Fortification adds in war machines such as cannon, ballista, and chariots. Some of the existing figures, such as the Dwarf Steam Cannon are reclassified to war machines.

===Third Edition===
The third edition of Confrontation was issued as both basic rules, included in miniature blisters, and as a hardback bound advanced rules. The basic rules described combat and movement, but did not explain abilities or magic. The advanced rules included all rules from the second edition with some refinements in play.

One notable aspect of the third edition was its obsolescence of the adventure, spell, and miracle card packs. The reworked magic rules in the third edition significantly reduced the number of available spells by eliminating the previously released spell books. The book also includes an extensive section covering the changes to the existing model line and associated cards.

The unbalancing army cards were removed in this edition. Also removed was the declarable target number while making attack die rolls. Separate shooting and magic phases were also done away with. Now the round is based on only 4 phases with shooting taking place in the activation and magic being used throughout the round dictated by card text.

An on-line only revision was published within a year of the publication of the third edition. Called "Confrontation 3.5", this revision changed some abilities, reworked the line of sight rules, and changed the way spells and miracles were added to a force by removing points costs from them. This update also significantly changed the balance of ranged units by giving them the abilities "Bull's eye" and "Assault fire" and giving units that already had those abilities "cookies" to improve them. Dogs of War was the only supplement for Confrontation Third Edition.

===Fourth Edition===
The fourth edition of Confrontation was named "Confrontation: Age of Ragnarok". This edition made major changes to the rules, including changing the game scope from single-model skirmish to small unit battle. As with second edition, Confrontation: Age of Ragnarok has re-issued the game cards to reflect the new rules and statistics.

==Supplements==
===Dogs of War===
"Dogs of War" was the supplement to Confrontation, third edition. It provides campaign rules that allow players to create small warbands that gain experience and improve as they are fielded in the games.

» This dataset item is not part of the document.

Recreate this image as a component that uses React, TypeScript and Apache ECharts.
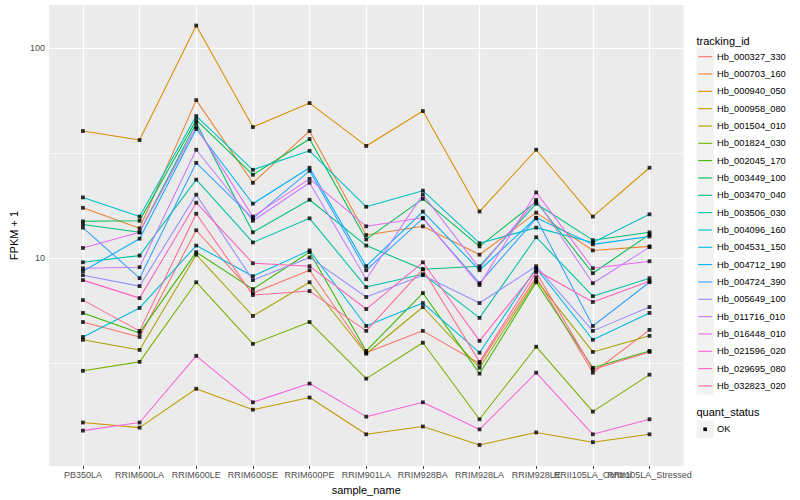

These personalized warbands can be played in games of Confrontation or Rag'Narok, though they are not sanctioned for official tournaments. In addition, Dogs of War includes expanded terrain rules, rules for Nexi, scenario rules, and rules for very large models, called Titans. Dogs of War is not suitable for earlier editions of the game.

===Cry Havoc! Magazine===
"Cry Havoc!", originally offered as a quarterly magazine, is available six times a year and is published by Rackham that includes information about its different games. The publication includes two magazines and new reference cards. The larger magazine has general articles on painting and modeling, as well as features on the games, tactics articles, battle reports, and background information on the world of Aarklash. The second magazine consists of play aids, variant rules, and scenarios. The reference cards supplement and augment the articles in the two magazines. These cards are not available separately.

==Other related games==
===Rag'Narok===
"Rag'Narok" is at once an evolution of the basic game and an entirely new one. Where the basic game represents small confrontations and skirmishes, in Rag'Narok entire armies are involved in battles. Rag'Narok uses exactly the same basic resources as Confrontation (figures, cards and game characteristics), but the rules differ somewhat to accommodate the change in scope and keep the game manageable. "Confrontation: Age of Ragnarok" is a melding of the earlier versions of Confrontation with Rag'narok.

===Hybrid===
"Hybrid" and its expansion "Nemesis" is a board game set in the world of Aarklash. The game is played on illustrated tiles arranged to form the floor plan of the underground laboratories of the Alchemists of Dirz. Players take the role of either the denizens of these laboratories or the outside forces invading them to either steal their secrets or shut them down. The rules of this subgame resemble Space Hulk somewhat. The game uses a subset of the figures but with different reference cards.

===Cadwallon===
Unlike the miniatures wargame Confrontation, Cadwallon is a role-playing game. It uses the same setting of Aarklash and the same miniatures as other games in the Rackham line, and illustrated tiles could be purchased on which to play. Cadwallon was designed in 2006 by Jean Bey, co-founder of Rackham. A novel set in Cadwallon, Les Cendres de la Colère (The Ashes of Anger) by Mathieu Gaborit, was also published by Rackham. A total of six supplements for Cadwallon were published by Rackham from 2006 to 2008.

===Arcana===
A card game set in the city of Cadwallon.

===Cadwallon:City of Thieves===
A fast paper board game developed by Rackham and released by Fantasy Flight Games. Each player plays a gang of thieves and try to score highest thievery at the end of 'night'. An expansion named 'Cadwallon: City of Thieves - The King of Ashes' released for the game as well as some DLC by Fantasy Flight Games.
A video game adaptation of the board game released by the same name for iPad and iPhone.

===Guilds of Cadwallon===
A tactical card and miniature game set in the city of Cadwallon, published by CoolMiniOrNot in 2013. The playing area consists of a 3x3 (or larger, depending on the number of players) grid of randomized cards, each representing a city district. Players compete for control of these districts with careful placement of their figures, and scoring is based on both the number of assets a player controls as well as how specialized those assets are in any given guild.

==The Confederations==
The Confederations are a non-profit corporations set up in various countries to help expand the player base for Rackham's games. They work together as sister organizations, coordinating global tournaments and leagues. They also run tournaments, leagues, and demonstrations of the games in their own countries. Membership in the confederations is open to anyone in their region. For an annual fee, a member has access to purchase exclusive Confederation miniatures as well as the ability to be ranked both nationally and internationally.